Who doesn’t love the Colosseum? Rowan has been looking forward to seeing it almost as much as we have. We booked a tour of the “subterranean” floor, below the main arena, where all of the gladiators, animals, trees, hills (yes, hills!) and scenery were moved up to the arena using 28 separate elevators that were each operated by eight men. We saw a wood reconstruction of an elevator that archaeologists recreated using marks in the stone walls that indicate where the elevators were placed, how tall they were, and how they must have worked. We learned a lot about the history of the Colosseum, the kind of stone and marble used to construct it and how it came to look like it does today- how it was dismantled to create other buildings in Rome including St. Peter’s basilica.
We learned that every citizen of Rome could get into the Colosseum using small tablets that indicated what section they needed to sit in and how they should leave the building. Apparently the whole venue could be evacuated in ten minutes because of how organized and systematic the Romans were in designing the corridors, rows and levels. And we learned that at the time that it was running as an entertainment complex in Ancient Rome, it was known as Flavian’s amphitheatre and was only called the Colosseum because of the colossal, 35 metre high statue of Nero that stood outside it.
Rowan loved being in the basement because it was cool and shaded, compared to the 35 degree temperatures in the sun. The architecture downstairs is more impressive than outside because of what you know it is holding up and because so much of it is intact. Simpler, plainer materials were used downstairs because only slaves spent any time down there, but even so, the arches of stone and brick are flawless and the preserved still-quite-intricate tile floors are beautiful. Thinking of the countless hours it took to construct made our heads spin, so we just listened to all the interesting facts our guide, Rosa, recounted and enjoyed the amazing views.
Rowan’s favourite part was seeing the alcoves along the inner wall of the basement where the animals were kept. Rosa was phenomenal, super knowledgeable and enthusiastic and even joked with Rowan about the dangerous animals we would find in the subterranean levels – three cats that roam the Colosseum, day and night.
At the Forum, we headed straight for the Palladian Hill, to see the remnants of the palaces and gardens. We found an excellent archaeological museum there that has sculptures, architectural features, busts, tiles, and a whole bunch of wonderful artifacts from the Forum and surrounding hills, excavated during the 20th century. Rowan was super excited to go into every room and even spent a little extra time on his own, looking at a wall of architectural reliefs, and reading about what they were from and the stories they depicted.

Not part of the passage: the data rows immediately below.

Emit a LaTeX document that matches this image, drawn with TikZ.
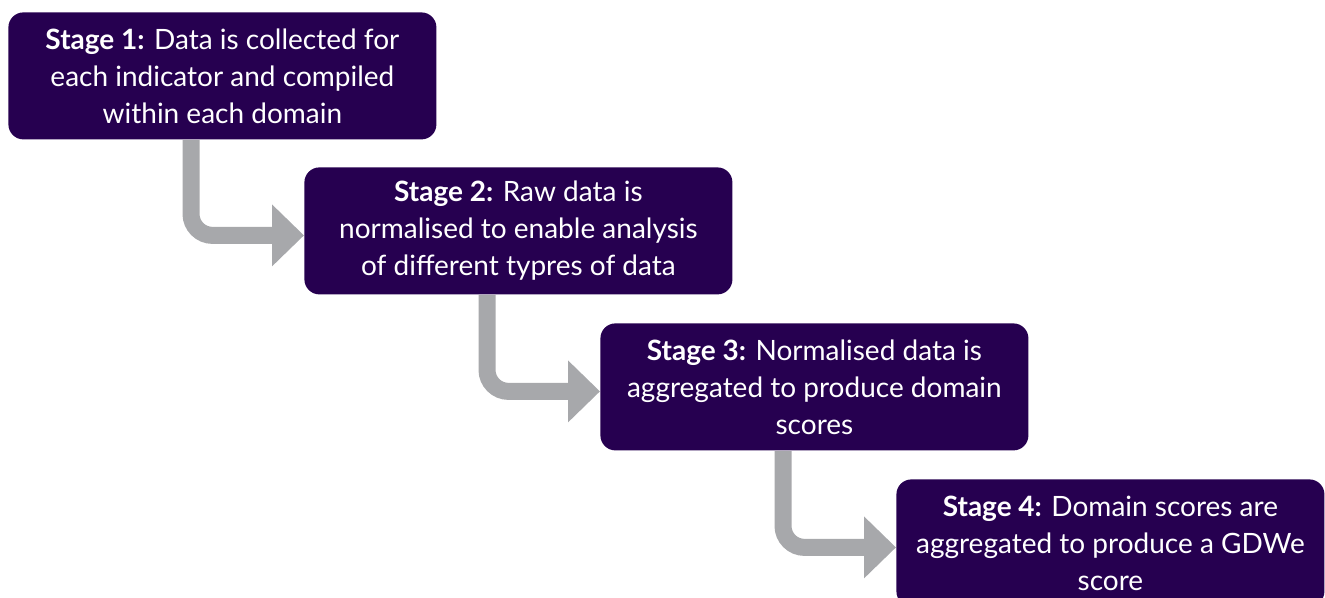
\documentclass[tikz,border=0pt]{standalone}
\usepackage{fontspec}
\setmainfont{Lato}
\usetikzlibrary{arrows.meta}
\definecolor{stagepurple}{RGB}{38,0,80}
\definecolor{arrowgrey}{RGB}{167,168,171}
\begin{document}
\begin{tikzpicture}[x=0.5pt,y=-0.5pt,
  stagebox/.style={fill=stagepurple, rounded corners=7.5pt, text=white,
    minimum width=214pt, minimum height=63.5pt, align=center,
    font=\fontsize{14}{18.5}\selectfont, inner sep=0pt, anchor=north west},
  flowarrow/.style={draw=arrowgrey, line width=8.5pt, rounded corners=10.75pt,
    -{Triangle[width=30pt,length=16pt]}}]
\useasboundingbox (0,0) rectangle (1325,598);
\clip (0,0) rectangle (1325,598);
\node[stagebox] (s1) at (8,12) {\textbf{Stage 1:} Data is collected for\\each indicator and compiled\\within each domain};
\node[stagebox] (s2) at (304,167) {\textbf{Stage 2:} Raw data is\\normalised to enable analysis\\of different typres of data};
\node[stagebox] (s3) at (600,323) {\textbf{Stage 3:} Normalised data is\\aggregated to produce domain\\scores};
\node[stagebox] (s4) at (896,479) {\textbf{Stage 4:} Domain scores are\\aggregated to produce a GDWe\\score};
\draw[flowarrow] ([xshift=91.5pt]s1.south west) |- ([yshift=-2.25pt]s2.west);
\draw[flowarrow] ([xshift=91.5pt]s2.south west) |- ([yshift=-2.25pt]s3.west);
\draw[flowarrow] ([xshift=91.5pt]s3.south west) |- ([yshift=-2.25pt]s4.west);
\end{tikzpicture}
\end{document}
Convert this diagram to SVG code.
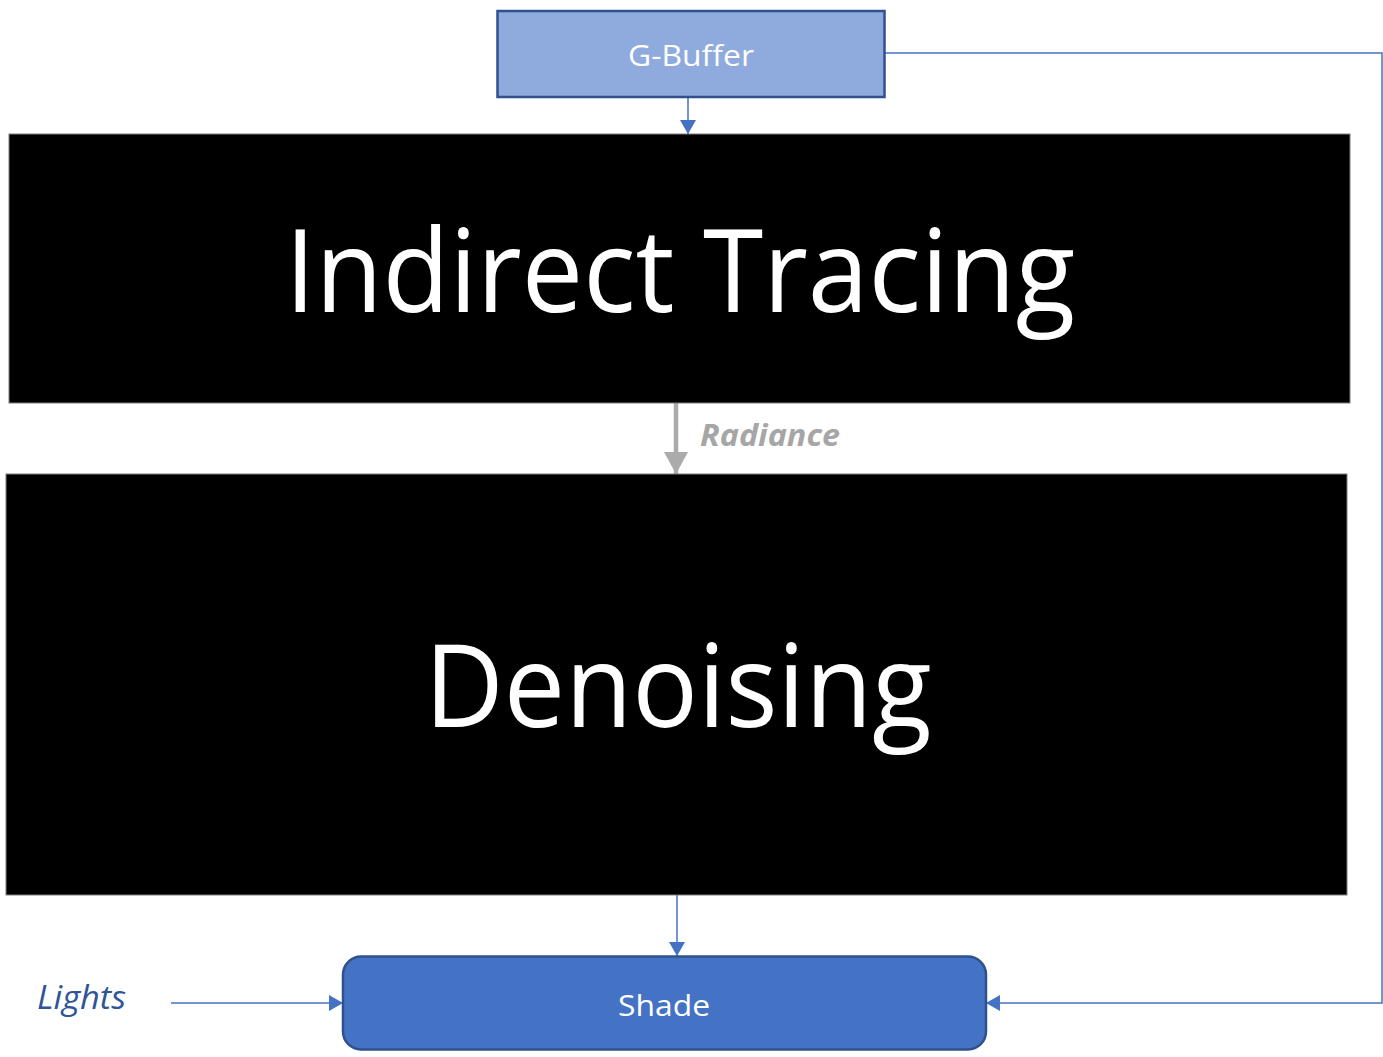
<svg xmlns="http://www.w3.org/2000/svg" width="1383" height="1057" viewBox="0 0 1383 1057">
<style>
.lbl{font-family:"Open Sans","Noto Sans","DejaVu Sans",sans-serif;}
.blue{stroke:#4472C4;stroke-width:1.5;fill:none;}
</style>
<defs>
<marker id="ah" markerWidth="14" markerHeight="16" refX="14" refY="8" orient="auto" markerUnits="userSpaceOnUse">
<path d="M0,0 L14,8 L0,16 z" fill="#4472C4"/>
</marker>
<marker id="ahg" markerWidth="24" markerHeight="24" refX="22" refY="12" orient="auto" markerUnits="userSpaceOnUse">
<path d="M0,0 L22,12 L0,24 z" fill="#ABABAB"/>
</marker>
</defs>
<rect width="1383" height="1057" fill="#FFFFFF"/>
<g id="connectors">
<line class="blue" x1="688" y1="97" x2="688" y2="134" marker-end="url(#ah)"/>
<line x1="676" y1="403" x2="676" y2="474" stroke="#ABABAB" stroke-width="4.5" marker-end="url(#ahg)"/>
<line class="blue" x1="677" y1="895" x2="677" y2="956" marker-end="url(#ah)"/>
<line class="blue" x1="171" y1="1003" x2="343" y2="1003" marker-end="url(#ah)"/>
<polyline class="blue" points="885,53 1382,53 1382,1003 986,1003" marker-end="url(#ah)"/>
<text class="lbl" x="700" y="446" font-size="31" font-style="italic" font-weight="bold" fill="#A6A6A6" textLength="140" lengthAdjust="spacingAndGlyphs">Radiance</text>
<text class="lbl" x="37" y="1009" font-size="32" font-style="italic" fill="#2F5597" textLength="89" lengthAdjust="spacingAndGlyphs">Lights</text>
</g>
<g id="gbuffer">
<rect x="497.5" y="11" width="387" height="86" fill="#8FAADC" stroke="#2F528F" stroke-width="2.5"/>
<text class="lbl" x="691" y="66" font-size="30" fill="#FFFFFF" text-anchor="middle" textLength="126" lengthAdjust="spacingAndGlyphs">G-Buffer</text>
</g>
<g id="indirect">
<rect x="9" y="134" width="1341" height="269" fill="#000000" stroke="#7F7F7F" stroke-width="1"/>
<text class="lbl" x="680" y="312" font-size="115" fill="#FFFFFF" text-anchor="middle" textLength="790" lengthAdjust="spacingAndGlyphs">Indirect Tracing</text>
</g>
<g id="denoising">
<rect x="6" y="474" width="1341" height="421" fill="#000000" stroke="#7F7F7F" stroke-width="1"/>
<text class="lbl" x="678" y="727" font-size="115" fill="#FFFFFF" text-anchor="middle" textLength="507" lengthAdjust="spacingAndGlyphs">Denoising</text>
</g>
<g id="shade">
<rect x="343" y="956.5" width="643" height="93" rx="18" fill="#4472C4" stroke="#2F528F" stroke-width="2.5"/>
<text class="lbl" x="664" y="1016" font-size="30" fill="#FFFFFF" text-anchor="middle" textLength="92" lengthAdjust="spacingAndGlyphs">Shade</text>
</g>
</svg>
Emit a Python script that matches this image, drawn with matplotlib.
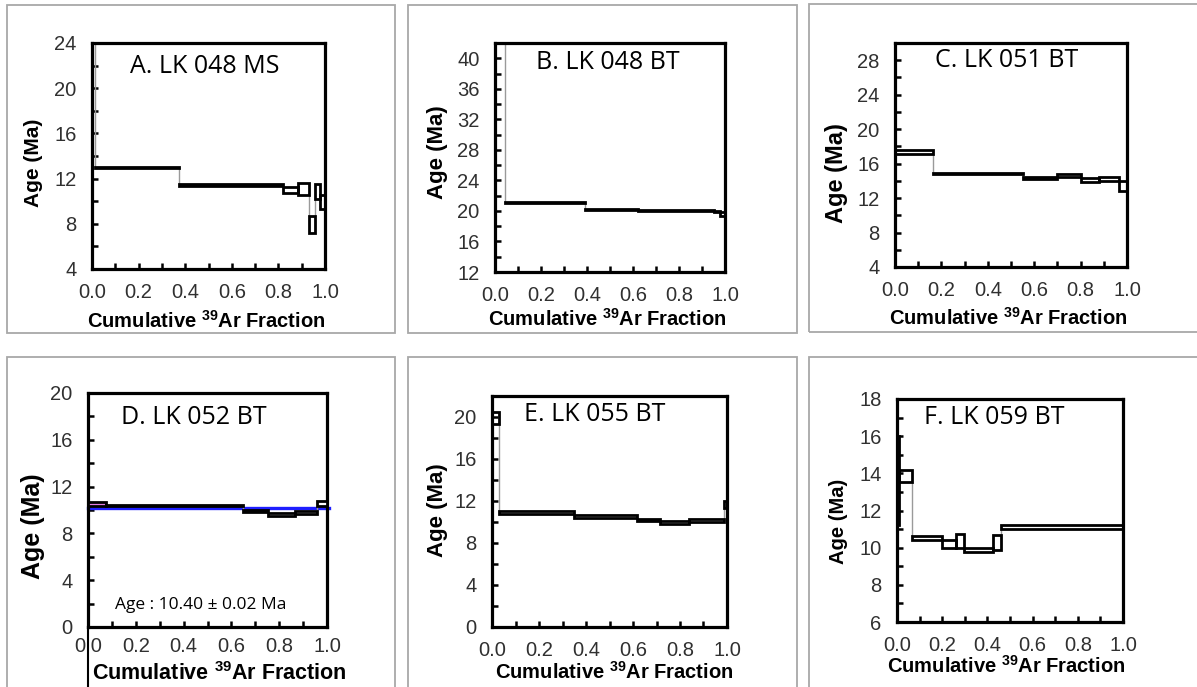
import matplotlib
matplotlib.use("Agg")
import matplotlib.pyplot as plt
from matplotlib.patches import Rectangle
from matplotlib.ticker import MultipleLocator

plt.rcParams['font.family'] = 'Liberation Sans'
plt.rcParams['mathtext.fontset'] = 'custom'
plt.rcParams['mathtext.rm'] = 'Liberation Sans'
plt.rcParams['mathtext.bf'] = 'Liberation Sans:bold'

# step boundaries (cumulative 39Ar fraction), apparent ages and 1-sigma errors (Ma)
a_frac = [0, 0.012, 0.375, 0.82, 0.885, 0.93, 0.955, 0.98, 1.0]
a_age = [30, 13.0, 11.45, 11.0, 11.1, 7.95, 10.85, 9.95]
a_err = [2, 0.07, 0.07, 0.25, 0.55, 0.75, 0.65, 0.6]

b_frac = [0, 0.045, 0.39, 0.62, 0.95, 0.98, 1.0]
b_age = [60, 21.05, 20.2, 20.05, 19.9, 19.6]
b_err = [3, 0.06, 0.05, 0.05, 0.08, 0.2]

c_frac = [0, 0.165, 0.55, 0.70, 0.80, 0.88, 0.964, 1.0]
c_age = [17.3, 14.87, 14.37, 14.6, 14.1, 14.23, 13.4]
c_err = [0.23, 0.08, 0.1, 0.18, 0.2, 0.25, 0.58]

d_frac = [0, 0.074, 0.65, 0.755, 0.867, 0.958, 1.0]
d_age = [10.54, 10.36, 9.89, 9.63, 9.8, 10.57]
d_err = [0.17, 0.05, 0.09, 0.12, 0.1, 0.23]
d_plateau = 10.2

e_frac = [0, 0.028, 0.347, 0.617, 0.713, 0.837, 0.986, 1.0]
e_age = [19.9, 10.88, 10.5, 10.2, 9.92, 10.18, 11.68]
e_err = [0.6, 0.14, 0.14, 0.12, 0.14, 0.14, 0.3]

f_frac = [0, 0.008, 0.066, 0.2, 0.26, 0.295, 0.425, 0.46, 1.0]
f_age = [13.6, 13.85, 10.52, 10.18, 10.35, 9.87, 10.29, 11.1]
f_err = [2.4, 0.33, 0.1, 0.22, 0.38, 0.13, 0.39, 0.1]

titles = ["A. LK 048 MS", "B. LK 048 BT", "C. LK 051 BT",
          "D. LK 052 BT", "E. LK 055 BT", "F. LK 059 BT"]

W, H = 1197, 687
fig = plt.figure(figsize=(W / 100, H / 100), dpi=100)


def px_axes(l, t, r, b):
    return fig.add_axes([l / W, (H - b) / H, (r - l) / W, (b - t) / H])


def frame(l, t, r, b):
    fig.patches.append(Rectangle((l / W, (H - b) / H), (r - l) / W, (b - t) / H,
                                 transform=fig.transFigure, fill=False,
                                 edgecolor='#a8a8a8', lw=1.3))


# grey panel frames
frame(7, 5, 395, 333)
frame(408, 5, 797, 333)
frame(809, 4, 1200, 332)
frame(7, 357, 395, 700)
frame(408, 357, 797, 700)
frame(809, 357, 1200, 700)


def spectrum(ax, frac, age, err, fills=None):
    n = len(age)
    for i in range(n - 1):
        x = frac[i + 1]
        if age[i + 1] < age[i]:
            y0, y1 = age[i] - err[i], age[i + 1] + err[i + 1]
        else:
            y0, y1 = age[i] + err[i], age[i + 1] - err[i + 1]
        ax.plot([x, x], [y0, y1], color='#9a9a9a', lw=1.0, zorder=2)
    for i in range(n):
        fc = fills[i] if fills else 'none'
        ax.add_patch(Rectangle((frac[i], age[i] - err[i]), frac[i + 1] - frac[i],
                               2 * err[i], facecolor=fc, edgecolor='black',
                               lw=2.0, zorder=3))


def style(ax, ylim, major, minor, title, tpos, ylab_size, ylab_pos,
          xlab_size, xlab_pos):
    ax.set_xlim(0, 1)
    ax.set_ylim(*ylim)
    ax.xaxis.set_major_locator(MultipleLocator(0.2))
    ax.xaxis.set_minor_locator(MultipleLocator(0.1))
    ax.yaxis.set_major_locator(MultipleLocator(major))
    ax.yaxis.set_minor_locator(MultipleLocator(minor))
    ax.xaxis.set_major_formatter(plt.FuncFormatter(lambda v, p: f"{v:.1f}"))
    ax.tick_params(which='both', direction='in', length=4, width=1.8,
                   top=False, right=False, labelsize=14.5, colors='black',
                   labelcolor='#303030')
    ax.tick_params(axis='x', pad=10)
    ax.tick_params(axis='y', pad=11)
    for s in ax.spines.values():
        s.set_linewidth(2.3)
    ax.text(tpos[0], tpos[1], title, transform=ax.transAxes, ha='center',
            va='center', fontsize=18, family='Open Sans')
    ax.set_ylabel("Age (Ma)", fontsize=ylab_size, fontweight='bold', va='center')
    ax.yaxis.set_label_coords(*ylab_pos)
    ax.set_xlabel(r"Cumulative $^{\mathbf{39}}$Ar Fraction", fontsize=xlab_size,
                  fontweight='bold', va='center')
    ax.xaxis.set_label_coords(*xlab_pos)


axA = px_axes(92, 43, 325, 269)
spectrum(axA, a_frac, a_age, a_err)
style(axA, (4, 24), 4, 2, titles[0], (0.485, 0.894), 15, (-0.253, 0.469),
      14.5, (0.49, -0.23))

axB = px_axes(495, 43, 725, 272)
spectrum(axB, b_frac, b_age, b_err)
style(axB, (12, 42), 4, 2, titles[1], (0.489, 0.917), 16, (-0.252, 0.524),
      14.5, (0.486, -0.205))

axC = px_axes(895, 43, 1127, 267)
spectrum(axC, c_frac, c_age, c_err)
style(axC, (4, 30), 4, 2, titles[2], (0.483, 0.92), 17, (-0.25, 0.42),
      14.5, (0.487, -0.228))

axD = px_axes(88, 393, 327, 627)
axD.plot([0, 1.01], [d_plateau, d_plateau], color='#1f1fff', lw=2.4, zorder=2,
         clip_on=False)
spectrum(axD, d_frac, d_age, d_err,
         fills=['#e27ee2', 'none', 'none', 'none', 'none', 'white'])
style(axD, (0, 20), 4, 2, titles[3], (0.444, 0.897), 18, (-0.23, 0.43),
      15.5, (0.548, -0.2))
axD.tick_params(axis='x', pad=7)
axD.text(0.473, 0.094, "Age : 10.40 \u00b1 0.02 Ma", transform=axD.transAxes,
         ha='center', va='center', fontsize=12.5, family='Open Sans')
axD.plot([0, 0], [0, -0.3], transform=axD.transAxes, color='black', lw=1.5,
         clip_on=False)

axE = px_axes(492, 396, 727, 627)
spectrum(axE, e_frac, e_age, e_err)
style(axE, (0, 22), 4, 2, titles[4], (0.438, 0.918), 16, (-0.234, 0.506),
      14.5, (0.52, -0.195))

axF = px_axes(897, 399, 1123, 622)
spectrum(axF, f_frac, f_age, f_err)
style(axF, (6, 18), 2, 1, titles[5], (0.43, 0.919), 14.5, (-0.257, 0.453),
      14.5, (0.482, -0.195))

fig.savefig("out.png", dpi=100)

After the museum, we headed back down to the Forum to find the artifacts in a fantastic book, called Mission Rome (amazon.ca / amazon.com). It’s a scavenger hunt where he has to read about and then check off a bunch of items for the major tourist sites we visit and collect points for each one. We even saw a young girl at the Forum with the same book, which Rowan thought was super cool.
In the evening, we found a wonderful restaurant, Sedie & Cantine, which has a fantastic vibe, amazing vegetarian and vegan options, and a rather lovely house white, which Kevin and I shared quite happily. Rowan made awesome ink drawings on the yellow paper place mats, and talked to us about his favourite movies all night long. We got to bed late, but had one of our best nights in Rome so far. It’s amazing how a good, long walk, followed by great food and wine, and an awesome 7-year-old chatterbox can make an evening pretty magical.